Posted at 5:17 am under Uncategorized

    What I first noticed about Gilberto, a Costa Rican coffee farmer at Finca La Bella, was his pride.  He stood before our tired faces and slouched figures speaking exuberantly of his life on his family’s abundant coffee farm.  Finca La Bella is a cooperative of a bunch of different farmers, he explained.  It’s helpful to work with other people and easier money wise.  He pointed to the small bowls, arranged lovingly on a stout table, filled with beans at different stages of life.  One held the round, crimson cherries that each cradled two small beans, tucked away among the fruit.  Another held the beans after the pulp had been peeled away, two more papery layers that sheltered them.  He blushed as he announced that he had a tendency to over talk, and to cut him short if it seemed like he was doing so.
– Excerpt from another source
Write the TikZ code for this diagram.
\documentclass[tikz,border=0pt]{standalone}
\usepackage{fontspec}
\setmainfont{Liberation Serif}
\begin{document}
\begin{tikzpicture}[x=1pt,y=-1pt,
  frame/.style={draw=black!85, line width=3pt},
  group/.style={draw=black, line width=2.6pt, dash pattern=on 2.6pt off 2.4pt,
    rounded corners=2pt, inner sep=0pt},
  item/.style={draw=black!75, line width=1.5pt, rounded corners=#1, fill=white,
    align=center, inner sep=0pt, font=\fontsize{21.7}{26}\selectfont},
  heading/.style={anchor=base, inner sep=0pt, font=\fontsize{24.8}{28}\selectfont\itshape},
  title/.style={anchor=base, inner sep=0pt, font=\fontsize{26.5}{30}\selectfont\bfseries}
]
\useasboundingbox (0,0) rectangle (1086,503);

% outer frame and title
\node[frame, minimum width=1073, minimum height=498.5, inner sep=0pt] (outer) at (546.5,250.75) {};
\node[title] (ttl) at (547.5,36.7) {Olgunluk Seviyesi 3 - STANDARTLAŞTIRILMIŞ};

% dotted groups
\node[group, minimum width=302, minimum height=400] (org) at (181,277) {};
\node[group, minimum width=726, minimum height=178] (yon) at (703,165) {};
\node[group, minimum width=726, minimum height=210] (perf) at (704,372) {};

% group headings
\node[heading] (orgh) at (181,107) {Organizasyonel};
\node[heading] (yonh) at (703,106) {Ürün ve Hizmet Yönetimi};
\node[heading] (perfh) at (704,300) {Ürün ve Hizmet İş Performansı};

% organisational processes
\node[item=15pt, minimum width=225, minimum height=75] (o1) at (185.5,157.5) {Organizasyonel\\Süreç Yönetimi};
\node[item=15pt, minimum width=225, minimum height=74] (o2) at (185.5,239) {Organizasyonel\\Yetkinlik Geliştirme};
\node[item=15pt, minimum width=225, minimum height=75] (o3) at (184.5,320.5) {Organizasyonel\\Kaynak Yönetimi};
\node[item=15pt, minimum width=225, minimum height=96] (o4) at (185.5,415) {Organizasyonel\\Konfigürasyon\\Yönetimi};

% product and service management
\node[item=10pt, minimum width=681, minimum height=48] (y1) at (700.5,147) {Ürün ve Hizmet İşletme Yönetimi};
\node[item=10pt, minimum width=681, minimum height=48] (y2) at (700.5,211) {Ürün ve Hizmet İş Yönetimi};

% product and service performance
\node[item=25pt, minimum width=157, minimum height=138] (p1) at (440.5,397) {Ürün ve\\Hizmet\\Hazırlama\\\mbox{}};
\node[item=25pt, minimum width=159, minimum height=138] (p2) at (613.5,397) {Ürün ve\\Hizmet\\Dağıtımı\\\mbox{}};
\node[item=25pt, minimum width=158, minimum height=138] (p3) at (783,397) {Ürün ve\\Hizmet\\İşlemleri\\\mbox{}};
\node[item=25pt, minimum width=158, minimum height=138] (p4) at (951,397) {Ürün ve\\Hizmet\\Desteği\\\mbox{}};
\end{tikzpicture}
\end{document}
img_1044.jpg With a wave of his hand, Gilberto started down a path to his house and we proceeded to scoop up our bags and follow.  After a tour of his small yet comfortable home and his running medals, displayed elegantly on a wall, we started through the woods toward the farm.  We ventured toward the rows of bush like plants and halted when he began speaking.  He bent down, stroking a shiny, dark green leaf between his thumb and forefinger, making gestures with his other to go along with his fast Spanish.  Pedro, our Spanish teacher and translator for the tour, explained what he was speaking of.  He told us how Finca La Bella’s coffee was grown without harsh chemicals in the blaze of the sun.  He explained how because of this, different coffee plants on Gilberto’s piece of land sprouted flowers and cherries at different times, depending on how much sun, shade and water each plant gets.  This makes it easier to pick because the harvesting times are scattered.  On sun grown farms, all the picking has to be done at once, and often they don’t get all of the cherries in time.
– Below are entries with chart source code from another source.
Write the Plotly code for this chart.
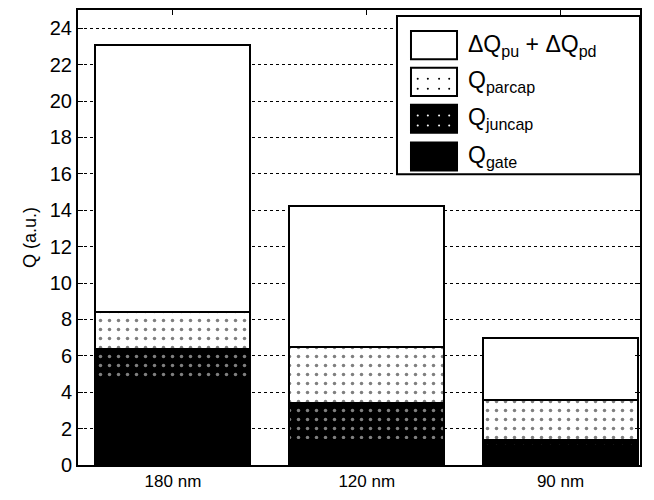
import plotly.graph_objects as go

# Charge components per technology node (arbitrary units)
nodes = ["180 nm", "120 nm", "90 nm"]
q_gate = [4.7, 1.4, 1.05]
q_juncap = [1.7, 2.0, 0.35]
q_parcap = [2.0, 3.1, 2.15]
dq_pu_pd = [14.7, 7.75, 3.45]
y_ticks = list(range(0, 25, 2))

series_names = ["Q<sub>gate</sub>", "Q<sub>juncap</sub>", "Q<sub>parcap</sub>",
                "ΔQ<sub>pu</sub> + ΔQ<sub>pd</sub>"]
series_values = [q_gate, q_juncap, q_parcap, dq_pu_pd]

# fill style per series: (background, pattern shape, pattern colour)
styles = [
    ("black", "", "black"),
    ("black", ".", "white"),
    ("white", ".", "black"),
    ("white", "", "black"),
]

FONT = "Liberation Sans, Arial, sans-serif"
x_pos = [1, 2, 3]

fig = go.Figure()
for name, vals, (bg, shape, fg) in zip(series_names, series_values, styles):
    pattern = dict(shape=shape, fgcolor=fg, bgcolor=bg, size=9, solidity=0.12) if shape else None
    fig.add_trace(go.Bar(
        x=x_pos, y=vals, name=name, width=0.8,
        marker=dict(color=bg, line=dict(color="black", width=2), pattern=pattern),
        showlegend=False,
    ))

# legend box drawn in paper coordinates, top entry first
legend_x0, legend_x1 = 0.5676, 1.0
legend_y0, legend_y1 = 0.639, 0.987
fig.add_shape(type="rect", xref="paper", yref="paper",
              x0=legend_x0, x1=legend_x1, y0=legend_y0, y1=legend_y1,
              fillcolor="white", line=dict(color="black", width=2), layer="above")
row_tops = [0.954, 0.873, 0.792, 0.709]
row_h = 0.062
for i, idx in enumerate([3, 2, 1, 0]):
    bg, shape, fg = styles[idx]
    top = row_tops[i]
    fig.add_shape(type="rect", xref="paper", yref="paper",
                  x0=0.5925, x1=0.6744, y0=top - row_h, y1=top,
                  fillcolor=bg, line=dict(color="black", width=2), layer="above")
    if shape:
        # a few dots inside the swatch to echo the bar texture
        for dx in (0.012, 0.03, 0.05, 0.068):
            for dy in (0.016, 0.038):
                cx = 0.5925 + dx
                cy = top - row_h + dy
                fig.add_shape(type="circle", xref="paper", yref="paper",
                              x0=cx - 0.0018, x1=cx + 0.0018, y0=cy - 0.0022, y1=cy + 0.0022,
                              fillcolor=fg, line=dict(width=0), layer="above")
    fig.add_annotation(xref="paper", yref="paper", x=0.69, y=top - row_h / 2,
                       text=series_names[idx], showarrow=False, xanchor="left",
                       yanchor="middle", font=dict(family=FONT, size=23, color="black"))

fig.update_layout(
    width=654, height=500,
    margin=dict(l=78, r=14, t=8, b=35),
    barmode="stack",
    plot_bgcolor="white", paper_bgcolor="white",
    font=dict(family=FONT, color="black"),
)
fig.update_xaxes(
    range=[0.51, 3.41], tickvals=x_pos, ticktext=nodes,
    showline=True, linecolor="black", linewidth=2, mirror="ticks",
    ticks="inside", ticklen=5, tickcolor="black", tickwidth=1,
    showgrid=False, zeroline=False, tickfont=dict(size=17),
)
fig.update_yaxes(
    range=[0, 25], tickvals=y_ticks,
    showline=True, linecolor="black", linewidth=2, mirror="ticks",
    ticks="inside", ticklen=5, tickcolor="black", tickwidth=1,
    showgrid=True, gridcolor="black", griddash="dot", gridwidth=1,
    zeroline=False, tickfont=dict(size=20),
    title=dict(text="Q (a.u.)", font=dict(size=18), standoff=8),
)

fig.write_html("out.html")
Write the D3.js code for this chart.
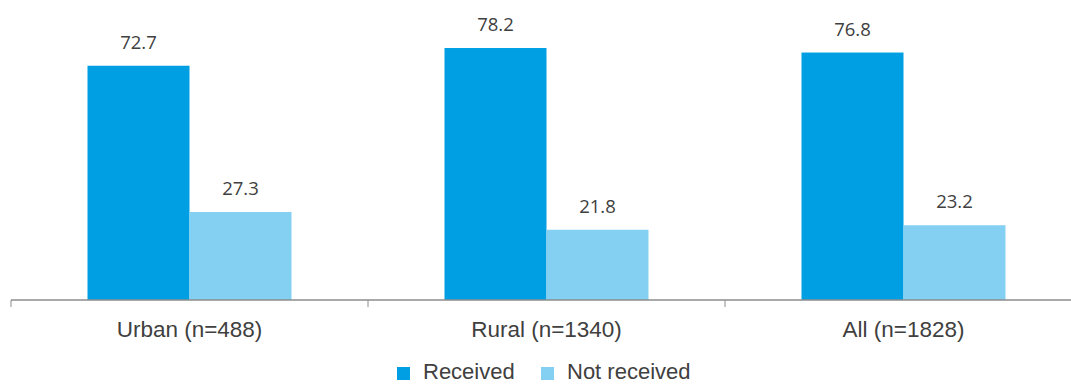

As we walked through the farm, we noticed this was true.  Some of the chest high plants were barely sprouting buds while others had bloomed wonderful smelling, white flowers that fall off when it’s time to make room for the cherries.  Since it was not the harvesting season, there were few plants with cherries, usually just a branch or two with bunches of fruits crowded together.
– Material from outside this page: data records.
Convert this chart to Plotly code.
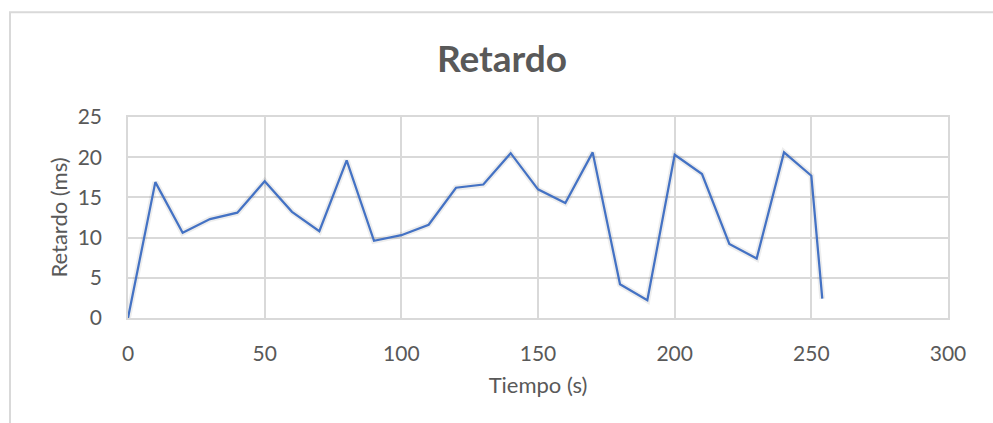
import plotly.graph_objects as go

# Delay measurements over time
tiempo_s = [0, 10, 20, 30, 40, 50, 60, 70, 80, 90, 100, 110, 120, 130, 140,
            150, 160, 170, 180, 190, 200, 210, 220, 230, 240, 250, 254]
retardo_ms = [0.0, 16.9, 10.6, 12.3, 13.1, 17.0, 13.2, 10.8, 19.6, 9.6, 10.3,
              11.6, 16.2, 16.6, 20.5, 16.0, 14.3, 20.6, 4.2, 2.2, 20.3, 17.9,
              9.2, 7.4, 20.6, 17.7, 2.4]

x_ticks = [0, 50, 100, 150, 200, 250, 300]
y_ticks = [0, 5, 10, 15, 20, 25]

FONT = "Lato, 'Open Sans', sans-serif"
TEXT = "#595959"
GRID = "#d9d9d9"
LINE = "#4472C4"

fig = go.Figure()

# soft shadow under the series line
fig.add_trace(go.Scatter(
    x=tiempo_s, y=retardo_ms, mode="lines",
    line=dict(color="rgba(0,0,0,0.07)", width=6),
    hoverinfo="skip", showlegend=False,
))
fig.add_trace(go.Scatter(
    x=tiempo_s, y=retardo_ms, mode="lines",
    line=dict(color=LINE, width=2.25),
    name="Retardo", showlegend=False,
))

fig.update_layout(
    width=993, height=423,
    margin=dict(l=128, r=45, t=117, b=105),
    paper_bgcolor="white", plot_bgcolor="white",
    font=dict(family=FONT, color=TEXT),
    title=dict(
        text="<b>Retardo</b>",
        font=dict(family=FONT, size=37, color=TEXT),
        xref="container", yref="container",
        x=502 / 993, xanchor="center",
        y=1 - 59 / 423, yanchor="middle",
    ),
    xaxis=dict(
        range=[0, 300], tickvals=x_ticks,
        showgrid=True, gridcolor=GRID, gridwidth=1.5,
        zeroline=False, showline=True, linecolor=GRID, linewidth=1.5,
        mirror=True,
        ticks="", ticklabelstandoff=16,
        tickfont=dict(family=FONT, size=21, color=TEXT),
        title=dict(text="Tiempo (s)", standoff=14,
                   font=dict(family=FONT, size=22, color=TEXT)),
    ),
    yaxis=dict(
        range=[0, 25], tickvals=y_ticks,
        showgrid=True, gridcolor=GRID, gridwidth=1.5,
        zeroline=False, showline=True, linecolor=GRID, linewidth=1.5,
        mirror=True,
        ticks="", ticklabelstandoff=20,
        tickfont=dict(family=FONT, size=21, color=TEXT),
        title=dict(text="Retardo (ms)", standoff=4,
                   font=dict(family=FONT, size=22, color=TEXT)),
    ),
    shapes=[
        # outer chart frame
        dict(type="rect", xref="paper", yref="paper",
             x0=(10 - 128) / 820, x1=1.2,
             y0=-1.0, y1=(318.3 - 12.5) / 201,
             line=dict(color=GRID, width=2), fillcolor="rgba(0,0,0,0)",
             layer="below"),
    ],
)

fig.write_html("out.html")
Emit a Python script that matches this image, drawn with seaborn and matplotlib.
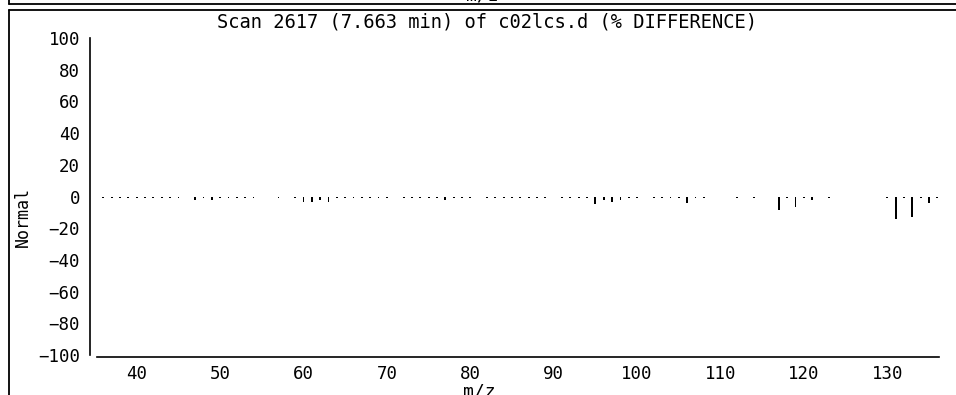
import numpy as np
import pandas as pd
import matplotlib
matplotlib.use("Agg")
import matplotlib.pyplot as plt
import seaborn as sns
from matplotlib.lines import Line2D

# m/z values and % difference
mz = [36, 37, 38, 39, 40, 41, 42, 43, 44, 45,
      47, 48, 49, 50, 51, 52, 53, 54,
      57, 59, 60, 61, 62, 63, 64, 65, 66, 67, 68, 69, 70,
      72, 73, 74, 75, 76, 77, 78, 79, 80,
      82, 83, 84, 85, 86, 87, 88, 89,
      91, 92, 93, 94, 95, 96, 97, 98, 99, 100,
      102, 103, 104, 105, 106, 107, 108,
      112, 114, 117, 118, 119, 120, 121, 123,
      130, 131, 132, 133, 134, 135, 136]
diff = [-1, -1, -1, -1, -1, -1, -1, -1, -1, -1,
        -2, -1, -2.5, -1, -1, -1, -1, -1,
        -1, -1, -3.5, -3.5, -2, -3.5, -1, -1, -1, -1, -1, -1, -1,
        -1, -1, -1, -1, -1, -2.5, -1, -1, -1,
        -1, -1, -1, -1, -1, -1, -1, -1,
        -1, -1, -1, -1, -5, -2, -3.5, -2, -1, -1,
        -1, -1, -1, -1, -4, -1, -1,
        -1, -1, -8.5, -1, -6.7, -1, -2.5, -1,
        -1, -14, -1, -13, -1, -4, -1]

yticks = [-100, -80, -60, -40, -20, 0, 20, 40, 60, 80, 100]
xticks = [40, 50, 60, 70, 80, 90, 100, 110, 120, 130]
title = "Scan 2617 (7.663 min) of c02lcs.d (% DIFFERENCE)"

df = pd.DataFrame({"mz": mz, "diff": diff})

sns.set_theme(style="white")
plt.rcParams["font.family"] = ["DejaVu Sans Mono"]

W, H = 956, 395
fig = plt.figure(figsize=(W / 100, H / 100), dpi=100, facecolor="white")
ax = fig.add_axes([96.7 / W, 1 - 355 / H, (939 - 96.7) / W, (355 - 38) / H])

sns.barplot(data=df, x="mz", y="diff", native_scale=True, width=0.22,
            color="black", saturation=1, errorbar=None, linewidth=0, ax=ax)

ax.set_xlim(35.2, 136.2)
ax.set_ylim(-100, 100)
ax.set_xticks(xticks)
ax.set_yticks(yticks)
ax.set_xticklabels([str(t) for t in xticks])
ax.set_yticklabels([str(t).replace("-", "\u2212") for t in yticks])
ax.set_xlabel("")
ax.set_ylabel("")

for s in ["top", "right"]:
    ax.spines[s].set_visible(False)
ax.spines["left"].set_position(("outward", 5))
ax.spines["bottom"].set_position(("outward", 1.5))
for s in ["left", "bottom"]:
    ax.spines[s].set_color("black")
    ax.spines[s].set_linewidth(1.2)
ax.tick_params(axis="both", direction="out", length=3.5, width=1.2,
               color="black", labelcolor="black", labelsize=12.5, pad=3.5)
ax.tick_params(axis="x", pad=2.5)
ax.patch.set_alpha(0)

# texts
fig.text(487 / W, 1 - 27 / H, title, ha="center", va="baseline", fontsize=13.5, color="black")
fig.text(23 / W, 1 - 217 / H, "Normal", rotation=90, ha="center", va="center",
         fontsize=12, color="black")
fig.text(463 / W, 1 - 397 / H, "m/z", ha="left", va="baseline", fontsize=13, color="black")
fig.text(466 / W, 1 - 1 / H, "m/z", ha="left", va="baseline", fontsize=13, color="black")

# panel frame
lw = 1.3
fig.add_artist(Line2D([8.5 / W, 8.5 / W], [1, 1 - 3.5 / H], color="black", lw=lw))
fig.add_artist(Line2D([8.5 / W, 8.5 / W], [1 - 9.5 / H, 0], color="black", lw=lw))
fig.add_artist(Line2D([8.5 / W, 1], [1 - 3.5 / H, 1 - 3.5 / H], color="black", lw=lw))
fig.add_artist(Line2D([8.5 / W, 1], [1 - 9.5 / H, 1 - 9.5 / H], color="black", lw=lw))

fig.savefig("out.png", dpi=100, facecolor="white")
He beckoned us back into the woods and toward a large boulder.  We all scrambled up as he began to speak again.  He told us that when he was smaller, his grandfather used to take him to this exact place and spoke to him many wise words that Gilberto still remembers.  His grandfather told him how if you treated the land with care, it would give back to you.  The land was not just a farm.  It was the family’s way of life and it must be passed down.img_2215.jpg
After these words, we were all intent on turning stalks of sugarcane into juice by cranking the simple machine.  We jumped down from the boulder, eager and ready to do the job.  He told us to stand two people, one on either side of the machine, and turn the handles.  We listened to the stalks twist and crunch, strained of their juice, which flowed in an even stream down to a bucket.  He poured the juice into plastic cups and handed them out to the class.  My first sip stung me with sweetness; nothing could get more pure and fresh than this juice, literally straight from the farm.  I looked over and noticed Gilberto stripping a stalk of its outer skin and cutting the inside into small pieces.  He grinned as he handed me a handful.  I gave out the little sticks to other classmates and began to chew.  As I munched, the taste of sugar flooding my mouth and throat, I thought of Gilberto’s words throughout the tour.  How they were filled with so much knowledge and love for what he did.  The passionate words of a true farmer.